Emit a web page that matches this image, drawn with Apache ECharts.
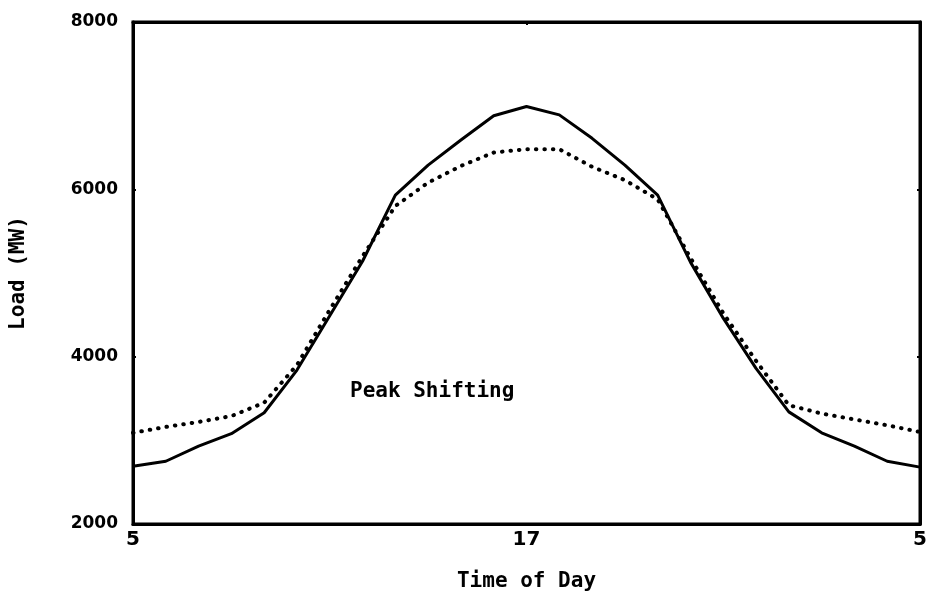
<!DOCTYPE html>
<html>
<head>
<meta charset="utf-8">
<script src="https://cdn.jsdelivr.net/npm/echarts@6/dist/echarts.min.js"></script>
<style>
  html, body { margin: 0; padding: 0; background: #fff; }
  #chart { width: 933px; height: 600px; }
</style>
</head>
<body>
<div id="chart"></div>
<script>
// clock hour, 5 am through 5 am next day
const hours = [5, 6, 7, 8, 9, 10, 11, 12, 13, 14, 15, 16, 17, 18, 19, 20, 21, 22, 23, 0, 1, 2, 3, 4, 5];
// solid curve (original load)
const baseLoad = [2690, 2750, 2930, 3080, 3330, 3840, 4490, 5140, 5930, 6290, 6590, 6880, 6990,
  6890, 6610, 6290, 5930, 5130, 4460, 3860, 3340, 3090, 2930, 2750, 2680];
// dotted curve (after peak shifting)
const shiftedLoad = [3090, 3160, 3220, 3290, 3450, 3900, 4560, 5200, 5800, 6080, 6280, 6440, 6480,
  6480, 6270, 6110, 5880, 5180, 4520, 3950, 3420, 3320, 3250, 3180, 3100];
const yTicks = [2000, 4000, 6000, 8000];

var chartDom = document.getElementById("chart");
var myChart = echarts.init(chartDom);
const labelFont = { color: "#000", fontFamily: "DejaVu Sans", fontWeight: "bold", fontSize: 17 };
const nameFont = { color: "#000", fontFamily: "DejaVu Sans Mono", fontWeight: "bold", fontSize: 21 };

var option = {
  animation: false,
  backgroundColor: "#fff",
  grid: {
    left: 133,
    right: 13,
    top: 22,
    bottom: 76,
    show: true,
    borderColor: "#000",
    borderWidth: 3,
  },
  xAxis: [
    {
      type: "category",
      data: hours,
      boundaryGap: false,
      name: "Time of Day",
      nameLocation: "middle",
      nameGap: 47,
      nameTextStyle: nameFont,
      axisLine: { lineStyle: { color: "#000", width: 3 } },
      axisTick: { show: false },
      axisLabel: Object.assign({}, labelFont, { interval: 11, margin: 6, fontSize: 20 }),
      splitLine: { show: false },
    },
    {
      type: "category",
      data: hours,
      position: "top",
      boundaryGap: false,
      axisLine: { lineStyle: { color: "#000", width: 3 } },
      axisTick: { show: true, inside: true, length: 3, interval: 11, lineStyle: { width: 2 } },
      axisLabel: { show: false },
    },
  ],
  yAxis: [
    {
      type: "value",
      min: 2000,
      max: 8000,
      interval: 2000,
      name: "Load (MW)",
      nameLocation: "middle",
      nameGap: 104,
      nameTextStyle: nameFont,
      axisLine: { show: true, lineStyle: { color: "#000", width: 3 } },
      axisTick: { show: true, inside: true, length: 3, lineStyle: { width: 2 } },
      axisLabel: Object.assign({
        margin: 15,
        formatter: (v) => (yTicks.includes(v) ? String(v) : ""),
      }, labelFont),
      splitLine: { show: false },
    },
    {
      type: "value",
      min: 2000,
      max: 8000,
      interval: 2000,
      position: "right",
      axisLine: { show: true, lineStyle: { color: "#000", width: 3 } },
      axisTick: { show: true, inside: true, length: 3, lineStyle: { width: 2 } },
      axisLabel: { show: false },
      splitLine: { show: false },
    },
  ],
  graphic: [
    {
      type: "text",
      left: 350,
      top: 381,
      style: {
        text: "Peak Shifting",
        fill: "#000",
        font: "bold 21px 'DejaVu Sans Mono'",
      },
    },
  ],
  series: [
    {
      name: "Base",
      type: "line",
      data: baseLoad,
      symbol: "none",
      lineStyle: { color: "#000", width: 3 },
      z: 3,
    },
    {
      name: "Shifted",
      type: "line",
      data: shiftedLoad,
      symbol: "none",
      lineStyle: { color: "#000", width: 4, type: [0.5, 8], cap: "round" },
      z: 2,
    },
  ],
};
option && myChart.setOption(option);
</script>
</body>
</html>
# # # # #
● Short problem
Reproduce the data verbatim. Do not carry any picture into the copy.

● Final result
Emit a web page that matches this image, drawn with Apache ECharts.
<!DOCTYPE html>
<html>
<head>
<meta charset="utf-8">
<script src="https://cdn.jsdelivr.net/npm/echarts@6/dist/echarts.min.js"></script>
<style>
  html, body { margin: 0; padding: 0; background: #fff; }
  #chart { width: 933px; height: 600px; }
</style>
</head>
<body>
<div id="chart"></div>
<script>
// clock hour, 5 am through 5 am next day
const hours = [5, 6, 7, 8, 9, 10, 11, 12, 13, 14, 15, 16, 17, 18, 19, 20, 21, 22, 23, 0, 1, 2, 3, 4, 5];
// solid curve (original load)
const baseLoad = [2690, 2750, 2930, 3080, 3330, 3840, 4490, 5140, 5930, 6290, 6590, 6880, 6990,
  6890, 6610, 6290, 5930, 5130, 4460, 3860, 3340, 3090, 2930, 2750, 2680];
// dotted curve (after peak shifting)
const shiftedLoad = [3090, 3160, 3220, 3290, 3450, 3900, 4560, 5200, 5800, 6080, 6280, 6440, 6480,
  6480, 6270, 6110, 5880, 5180, 4520, 3950, 3420, 3320, 3250, 3180, 3100];
const yTicks = [2000, 4000, 6000, 8000];

var chartDom = document.getElementById("chart");
var myChart = echarts.init(chartDom);
const labelFont = { color: "#000", fontFamily: "DejaVu Sans", fontWeight: "bold", fontSize: 17 };
const nameFont = { color: "#000", fontFamily: "DejaVu Sans Mono", fontWeight: "bold", fontSize: 21 };

var option = {
  animation: false,
  backgroundColor: "#fff",
  grid: {
    left: 133,
    right: 13,
    top: 22,
    bottom: 76,
    show: true,
    borderColor: "#000",
    borderWidth: 3,
  },
  xAxis: [
    {
      type: "category",
      data: hours,
      boundaryGap: false,
      name: "Time of Day",
      nameLocation: "middle",
      nameGap: 47,
      nameTextStyle: nameFont,
      axisLine: { lineStyle: { color: "#000", width: 3 } },
      axisTick: { show: false },
      axisLabel: Object.assign({}, labelFont, { interval: 11, margin: 6, fontSize: 20 }),
      splitLine: { show: false },
    },
    {
      type: "category",
      data: hours,
      position: "top",
      boundaryGap: false,
      axisLine: { lineStyle: { color: "#000", width: 3 } },
      axisTick: { show: true, inside: true, length: 3, interval: 11, lineStyle: { width: 2 } },
      axisLabel: { show: false },
    },
  ],
  yAxis: [
    {
      type: "value",
      min: 2000,
      max: 8000,
      interval: 2000,
      name: "Load (MW)",
      nameLocation: "middle",
      nameGap: 104,
      nameTextStyle: nameFont,
      axisLine: { show: true, lineStyle: { color: "#000", width: 3 } },
      axisTick: { show: true, inside: true, length: 3, lineStyle: { width: 2 } },
      axisLabel: Object.assign({
        margin: 15,
        formatter: (v) => (yTicks.includes(v) ? String(v) : ""),
      }, labelFont),
      splitLine: { show: false },
    },
    {
      type: "value",
      min: 2000,
      max: 8000,
      interval: 2000,
      position: "right",
      axisLine: { show: true, lineStyle: { color: "#000", width: 3 } },
      axisTick: { show: true, inside: true, length: 3, lineStyle: { width: 2 } },
      axisLabel: { show: false },
      splitLine: { show: false },
    },
  ],
  graphic: [
    {
      type: "text",
      left: 350,
      top: 381,
      style: {
        text: "Peak Shifting",
        fill: "#000",
        font: "bold 21px 'DejaVu Sans Mono'",
      },
    },
  ],
  series: [
    {
      name: "Base",
      type: "line",
      data: baseLoad,
      symbol: "none",
      lineStyle: { color: "#000", width: 3 },
      z: 3,
    },
    {
      name: "Shifted",
      type: "line",
      data: shiftedLoad,
      symbol: "none",
      lineStyle: { color: "#000", width: 4, type: [0.5, 8], cap: "round" },
      z: 2,
    },
  ],
};
option && myChart.setOption(option);
</script>
</body>
</html>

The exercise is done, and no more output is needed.